It is interesting how one French word got indirectly connected to Dubrovnik. Although its meaning thankfully has nothing to do with Dubrovnik itself, it derives from the old name for our lovely town. How that happened and what it means, Mr. Ante I. Curać explains in an interesting historical story.
“In 1806, on the orders of Napoleon, General Molitor left three regiments (about 1,700 soldiers) from Udine for Dalmatia and the Bay of Kotor, because those two regions belonged to the French Empire according to the Treaty of Bratislava. However, the Russian army under the command of Admiral Sinjavin entered Boka, which was contrary to the signed document.
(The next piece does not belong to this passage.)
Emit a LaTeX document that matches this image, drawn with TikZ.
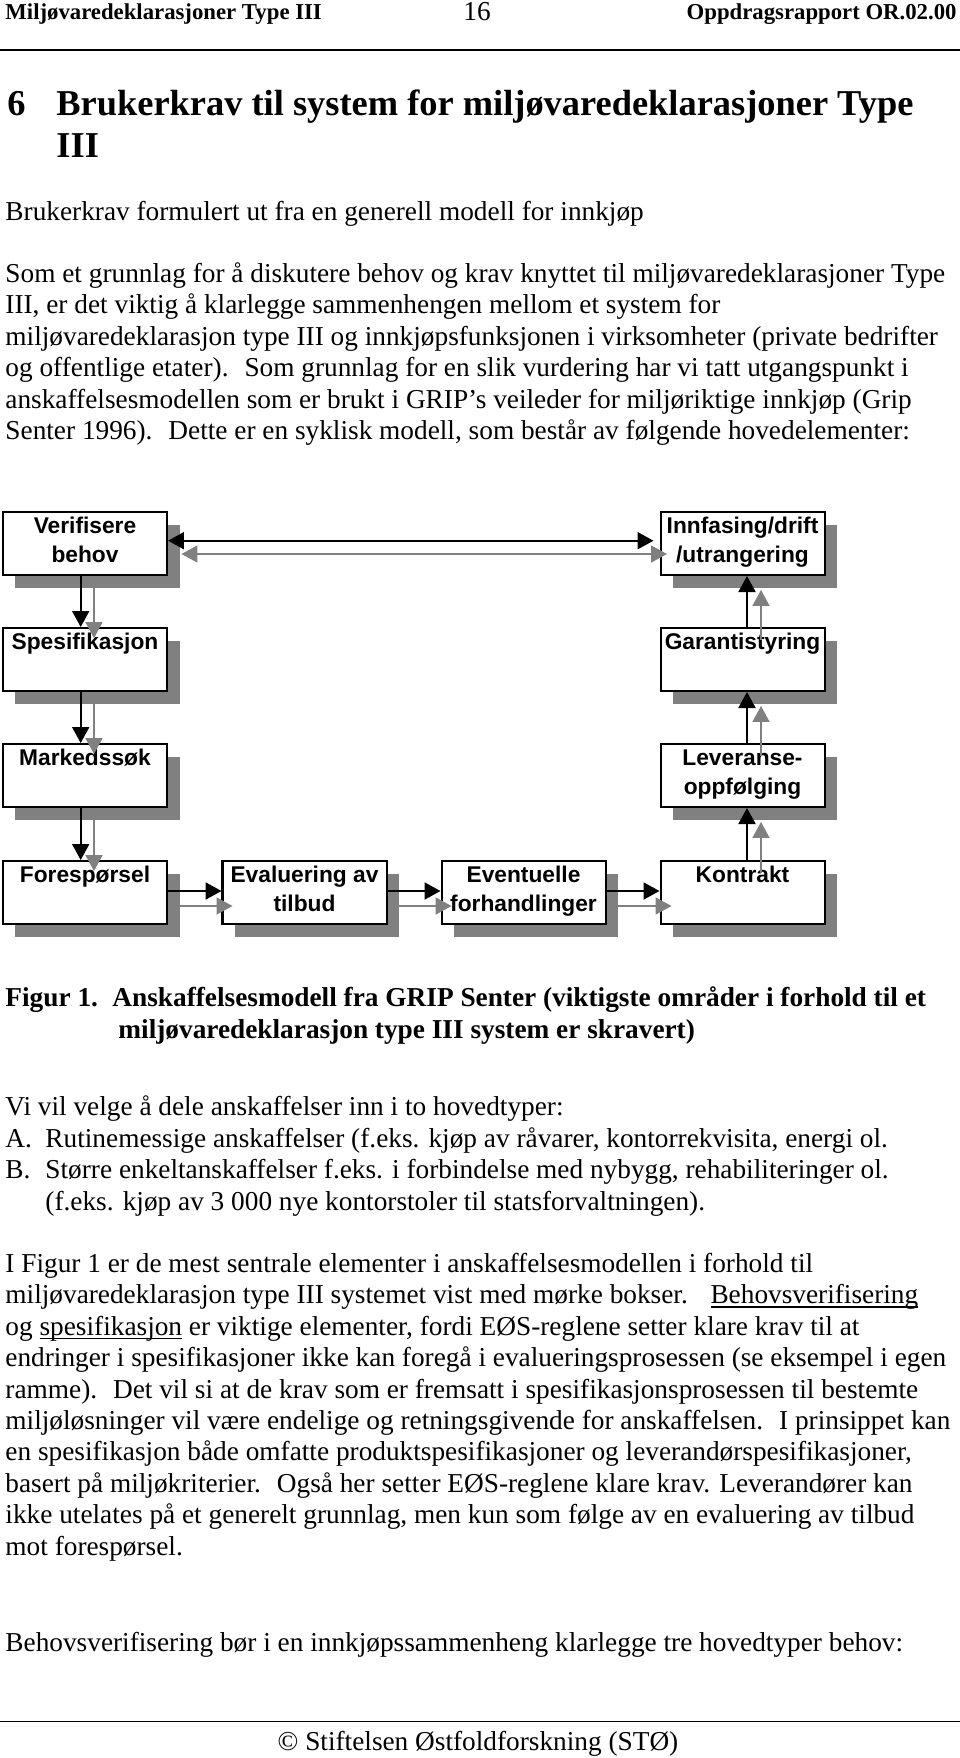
\documentclass[tikz,border=0pt]{standalone}
\usepackage{fontspec}
\setmainfont{Liberation Serif}
\newfontfamily\arialf{Liberation Sans}
\usetikzlibrary{arrows.meta,calc}
\definecolor{shgray}{RGB}{128,128,128}
\newcommand\undl[1]{\leavevmode\setbox0\hbox{#1}\rlap{\rule[-1.6pt]{\wd0}{0.6pt}}\box0\relax}
\begin{document}
\begin{tikzpicture}[x=0.43956pt,y=-0.43956pt,
  box/.style={draw=black,line width=0.88pt,fill=white,minimum width=72.09pt,minimum height=27.69pt,inner sep=0pt},
  shbox/.style={fill=shgray,minimum width=72.09pt,minimum height=27.69pt,inner sep=0pt},
  lbl/.style={font=\arialf\bfseries\fontsize{10}{12.6}\selectfont,align=center,anchor=north,inner sep=0pt},
  txt/.style={anchor=base west,inner sep=0pt,font=\fontsize{12}{13.8}\selectfont},
  btxt/.style={anchor=base west,inner sep=0pt,font=\bfseries\fontsize{12}{13.8}\selectfont},
  hdr/.style={inner sep=0pt,font=\bfseries\fontsize{10}{12}\selectfont},
  barrow/.style={draw=black,line width=0.88pt,-{Triangle[length=7.03pt,width=7.47pt]}},
  garrow/.style={draw=shgray,line width=0.66pt,-{Triangle[length=7.03pt,width=7.47pt]}},
  bdarrow/.style={draw=black,line width=0.88pt,{Triangle[length=7.03pt,width=7.47pt]}-{Triangle[length=7.03pt,width=7.47pt]}},
  gdarrow/.style={draw=shgray,line width=0.66pt,{Triangle[length=7.03pt,width=7.47pt]}-{Triangle[length=7.03pt,width=7.47pt]}},
]
\useasboundingbox[fill=white] (0,0) rectangle (960,1758);

% ---------- header ----------
\node[hdr,anchor=base west] (hl) at (5,19) {Miljøvaredeklarasjoner Type III};
\node[inner sep=0pt,anchor=base,font=\fontsize{12}{14}\selectfont] (hn) at (477,20) {16};
\node[hdr,anchor=base east] (hr) at (957,19) {Oppdragsrapport OR.02.00};
\draw[line width=0.88pt] (0,50) -- (960,50);

% ---------- title ----------
\node[anchor=base west,inner sep=0pt,font=\bfseries\fontsize{16}{18.4}\selectfont] (t0) at (7,115) {6};
\node[anchor=base west,inner sep=0pt,font=\bfseries\fontsize{16}{18.4}\selectfont] (t1) at (56,115) {Brukerkrav til system for miljøvaredeklarasjoner Type};
\node[anchor=base west,inner sep=0pt,font=\bfseries\fontsize{16}{18.4}\selectfont] (t2) at (56,157) {III};

\node[txt] (sub) at (5,220) {Brukerkrav formulert ut fra en generell modell for innkjøp};

% ---------- paragraph 1 ----------
\node[txt] (a1) at (5,282.5) {Som et grunnlag for å diskutere behov og krav knyttet til miljøvaredeklarasjoner Type};
\node[txt] (a2) at (5,313.9) {III, er det viktig å klarlegge sammenhengen mellom et system for};
\node[txt] (a3) at (5,345.3) {miljøvaredeklarasjon type III og innkjøpsfunksjonen i virksomheter (private bedrifter};
\node[txt] (a4) at (5,376.7) {og offentlige etater).~ Som grunnlag for en slik vurdering har vi tatt utgangspunkt i};
\node[txt] (a5) at (5,408.1) {anskaffelsesmodellen som er brukt i GRIP’s veileder for miljøriktige innkjøp (Grip};
\node[txt] (a6) at (5,439.5) {Senter 1996).~ Dette er en syklisk modell, som består av følgende hovedelementer:};

% ---------- diagram: shadows ----------
\node[shbox] (verifS) at (97.5,556) {};
\node[shbox] (spesS)  at (97.5,672) {};
\node[shbox] (markS)  at (97.5,788) {};
\node[shbox] (foreS)  at (97.5,905) {};
\node[shbox] (evalS)  at (317,905) {};
\node[shbox] (eventS) at (536,905) {};
\node[shbox] (kontrS) at (755,905) {};
\node[shbox] (levS)   at (755,788) {};
\node[shbox] (garS)   at (755,672) {};
\node[shbox] (innS)   at (755,556) {};

% ---------- diagram: boxes ----------
\node[box] (verif) at (85,543.5) {};
\node[box] (spes)  at (85,659.5) {};
\node[box] (mark)  at (85,775.5) {};
\node[box] (fore)  at (85,892.5) {};
\node[box] (eval)  at (304.5,892.5) {};
\node[box] (event) at (523.5,892.5) {};
\node[box] (kontr) at (742.5,892.5) {};
\node[box] (lev)   at (742.5,775.5) {};
\node[box] (gar)   at (742.5,659.5) {};
\node[box] (inn)   at (742.5,543.5) {};

% ---------- diagram: labels ----------
\node[lbl] (verifT) at ($(verif.north)+(0,3.8)$) {\rule{0pt}{8pt}Verifisere\\behov};
\node[lbl] (spesT)  at ($(spes.north)+(0,3.8)$)  {\rule{0pt}{8pt}Spesifikasjon};
\node[lbl] (markT)  at ($(mark.north)+(0,3.8)$)  {\rule{0pt}{8pt}Markedssøk};
\node[lbl] (foreT)  at ($(fore.north)+(0,3.8)$)  {\rule{0pt}{8pt}Forespørsel};
\node[lbl] (evalT)  at ($(eval.north)+(0,3.8)$)  {\rule{0pt}{8pt}Evaluering av\\tilbud};
\node[lbl] (eventT) at ($(event.north)+(0,3.8)$) {\rule{0pt}{8pt}Eventuelle\\forhandlinger};
\node[lbl] (kontrT) at ($(kontr.north)+(0,3.8)$) {\rule{0pt}{8pt}Kontrakt};
\node[lbl] (levT)   at ($(lev.north)+(0,3.8)$)   {\rule{0pt}{8pt}Leveranse-\\oppfølging};
\node[lbl] (garT)   at ($(gar.north)+(0,3.8)$)   {\rule{0pt}{8pt}Garantistyring};
\node[lbl] (innT)   at ($(inn.north)+(0,3.8)$)   {\rule{0pt}{8pt}Innfasing/drift\\/utrangering};

% ---------- diagram: black connectors ----------
\draw[bdarrow] ($(verif.east)+(0,-2.8)$) -- ($(inn.west)+(-6,-2.8)$);
\draw[barrow] ($(verif.south)+(-4.3,0)$) -- ($(spes.north)+(-4.3,0)$);
\draw[barrow] ($(spes.south)+(-4.3,0)$) -- ($(mark.north)+(-4.3,0)$);
\draw[barrow] ($(mark.south)+(-4.3,0)$) -- ($(fore.north)+(-4.3,0)$);
\draw[barrow] ($(fore.east)+(0,-1.5)$) -- ($(eval.west)+(0,-1.5)$);
\draw[barrow] ($(eval.east)+(0,-1.5)$) -- ($(event.west)+(0,-1.5)$);
\draw[barrow] ($(event.east)+(0,-1.5)$) -- ($(kontr.west)+(0,-1.5)$);
\draw[barrow] ($(kontr.north)+(4.5,0)$) -- ($(lev.south)+(4.5,0)$);
\draw[barrow] ($(lev.north)+(4.5,0)$) -- ($(gar.south)+(4.5,0)$);
\draw[barrow] ($(gar.north)+(4.5,0)$) -- ($(inn.south)+(4.5,0)$);

% ---------- diagram: grey connectors ----------
\draw[gdarrow] ($(verifS.east)+(1.5,-2)$) -- ($(innS.west)+(-5.5,-2)$);
\draw[garrow] ($(verifS.south)+(-3.5,0)$) -- ($(spesS.north)+(-3.5,-2)$);
\draw[garrow] ($(spesS.south)+(-3.5,0)$) -- ($(markS.north)+(-3.5,-2)$);
\draw[garrow] ($(markS.south)+(-3.5,0)$) -- ($(foreS.north)+(-3.5,-2)$);
\draw[garrow] ($(foreS.east)+(0,1)$) -- ($(evalS.west)+(-2,1)$);
\draw[garrow] ($(evalS.east)+(0,1)$) -- ($(eventS.west)+(-2,1)$);
\draw[garrow] ($(eventS.east)+(0,1)$) -- ($(kontrS.west)+(-1,1)$);
\draw[garrow] ($(kontrS.north)+(6,0)$) -- ($(levS.south)+(6,2)$);
\draw[garrow] ($(levS.north)+(6,0)$) -- ($(garS.south)+(6,2)$);
\draw[garrow] ($(garS.north)+(6,0)$) -- ($(innS.south)+(6,2)$);

% ---------- caption ----------
\node[btxt] (c0) at (5,1006.5) {Figur 1.};
\node[btxt] (c1) at (112,1006.5) {Anskaffelsesmodell fra GRIP Senter (viktigste områder i forhold til et};
\node[btxt] (c2) at (118,1038) {miljøvaredeklarasjon type III system er skravert)};

% ---------- list ----------
\node[txt] (l0) at (5,1115.5) {Vi vil velge å dele anskaffelser inn i to hovedtyper:};
\node[txt] (lAm) at (5,1147) {A.};
\node[txt] (lA) at (45,1147) {Rutinemessige anskaffelser (f.eks. kjøp av råvarer, kontorrekvisita, energi ol.};
\node[txt] (lBm) at (5,1178.5) {B.};
\node[txt] (lB) at (45,1178.5) {Større enkeltanskaffelser f.eks. i forbindelse med nybygg, rehabiliteringer ol.};
\node[txt] (lB2) at (45,1210) {(f.eks. kjøp av 3 000 nye kontorstoler til statsforvaltningen).};

% ---------- paragraph 2 ----------
\node[txt] (b1) at (5,1272.5) {I Figur 1 er de mest sentrale elementer i anskaffelsesmodellen i forhold til};
\node[txt] (b2) at (5,1303.9) {miljøvaredeklarasjon type III systemet vist med mørke bokser.~~ \undl{Behovsverifisering}};
\node[txt] (b3) at (5,1335.3) {og \undl{spesifikasjon} er viktige elementer, fordi EØS-reglene setter klare krav til at};
\node[txt] (b4) at (5,1366.7) {endringer i spesifikasjoner ikke kan foregå i evalueringsprosessen (se eksempel i egen};
\node[txt] (b5) at (5,1398.1) {ramme).~ Det vil si at de krav som er fremsatt i spesifikasjonsprosessen til bestemte};
\node[txt] (b6) at (5,1429.5) {miljøløsninger vil være endelige og retningsgivende for anskaffelsen.~ I prinsippet kan};
\node[txt] (b7) at (5,1460.9) {en spesifikasjon både omfatte produktspesifikasjoner og leverandørspesifikasjoner,};
\node[txt] (b8) at (5,1492.3) {basert på miljøkriterier.~ Også her setter EØS-reglene klare krav. Leverandører kan};
\node[txt] (b9) at (5,1523.7) {ikke utelates på et generelt grunnlag, men kun som følge av en evaluering av tilbud};
\node[txt] (b10) at (5,1555.1) {mot forespørsel.};

\node[txt] (d1) at (5,1651.5) {Behovsverifisering bør i en innkjøpssammenheng klarlegge tre hovedtyper behov:};

% ---------- footer ----------
\draw[line width=0.62pt] (0,1721.7) -- (960,1721.7);
\node[inner sep=0pt,anchor=base,font=\fontsize{12}{13.8}\selectfont] (foot) at (478,1750) {© Stiftelsen Østfoldforskning (STØ)};
\end{tikzpicture}
\end{document}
From February to early July, General Molitor marched through Lika, Zadar, Split, Hvar and Ston to Dubrovnik, dispersing the Montenegrin army besieging the city from the mainland, as well as the Russian navy besieging it and bombing it from the sea.
Slovenia, Dalmatia, Dubrovnik and Boka then entered the Illyrian province, as part of the Italian and French empires, respectively. Marshal Marmont (1774-1852) was appointed governor after his merit in governing the new province and received the title of Duc de Ragusa. ‘Raguse’ was the French name for Dubrovnik at the time.
Marmont was a great friend of Napoleon, thanks to whom he advanced from officer to marshal in a very short time as an exceptionally brave soldier and strategist.
But in early April 1814, after a series of defeats Napoleon suffered by the Austria-Russia-Prussia alliance, when Paris itself was found in a hostile environment, as head of Napoleon’s General Staff, Marmont commanded the troops to surrender to the alliance. Napoleon, furious at this betrayal, said: ‘I made him a marshal and a duke, and he vilely betrayed me!’
This shameful move by Marshal Marmont was described by 19th-century French writers Edmond Rostand and Paul Adam who, in their plays, included the word ragusade = betrayal, raguser = traitor, as an allusion to the act of Duc de Ragusa = Duke of Dubrovnik.
The new term was accepted by the French Academy and entered the dictionary as a synonym for betrayal, or rather high treason,” wrote Curać.